La construction d'un nouveau circuit "grandeur nature" ne semble pas avoir de chance à l'heure actuelle. Walter Wobmann préfère d'ailleurs parler d'un centre de mobilité. Il semble toutefois peu probable aujourd'hui que l'on puisse trouver des investisseurs pour un tel projet, compte tenu des résistances prévisibles.
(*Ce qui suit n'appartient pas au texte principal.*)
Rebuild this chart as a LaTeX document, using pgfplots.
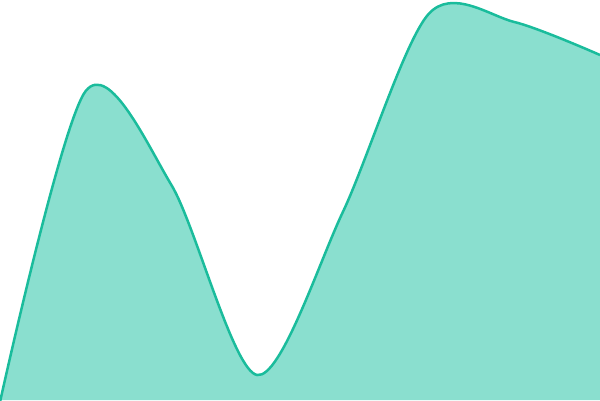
\documentclass[border=0pt]{standalone}
\usepackage{pgfplots}
\pgfplotsset{compat=1.18}
\definecolor{teal1}{HTML}{1ABC9C}
\definecolor{tealfill}{HTML}{8ADFCF}
\begin{document}
\begin{tikzpicture}
\begin{axis}[
    width=600pt, height=400pt,
    scale only axis,
    hide axis,
    xmin=0, xmax=7,
    ymin=0, ymax=400,
    clip=true,
]
\addplot[smooth, tension=0.5, draw=none, fill=tealfill]
    coordinates {(0,-2) (1,309) (2,215) (3,25) (4,188) (5,386) (6,378) (7,345)}
    \closedcycle;
\addplot[smooth, tension=0.5, draw=teal1, line width=2.5pt]
    coordinates {(0,-2) (1,309) (2,215) (3,25) (4,188) (5,386) (6,378) (7,345)};
\end{axis}
\end{tikzpicture}
\end{document}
Un peu de courage pourrait peut-être être donné par un projet dans le canton du Jura. Un jeune entrepreneur avait en poche l'autorisation pour son centre de mobilité Safetycar Jura. Il aurait notamment comporté un circuit de 2,7 km. Selon le Tribunal fédéral, ce n'est pas le gouvernement qui aurait dû accorder l'autorisation, mais le parlement cantonal. L'initiateur a ensuite jeté l'éponge. Personne en Suisse n'avait été aussi proche de la réalisation d'un "circuit" avant et après. Walter Wobmann : "Aujourd'hui encore, il y a des gens qui ont des idées et suffisamment de moyens, mais la recherche d'un terrain approprié sera difficile, cela ne fait aucun doute".
Pas encore à sec
Par ailleurs, la levée de l'interdiction des courses en circuit n'est pas encore tout à fait définitive. En effet, dans le cadre de la révision de la LCR susmentionnée, qui comporte tout un ensemble de modifications, il existe actuellement des divergences entre le Conseil national et le Conseil des Etats sur deux points, qui ne pourront probablement être éliminés qu'en septembre. De plus, un référendum est dans l'air, menacé par Road Cross, car cette association s'oppose à tout assouplissement des peines pour les chauffards.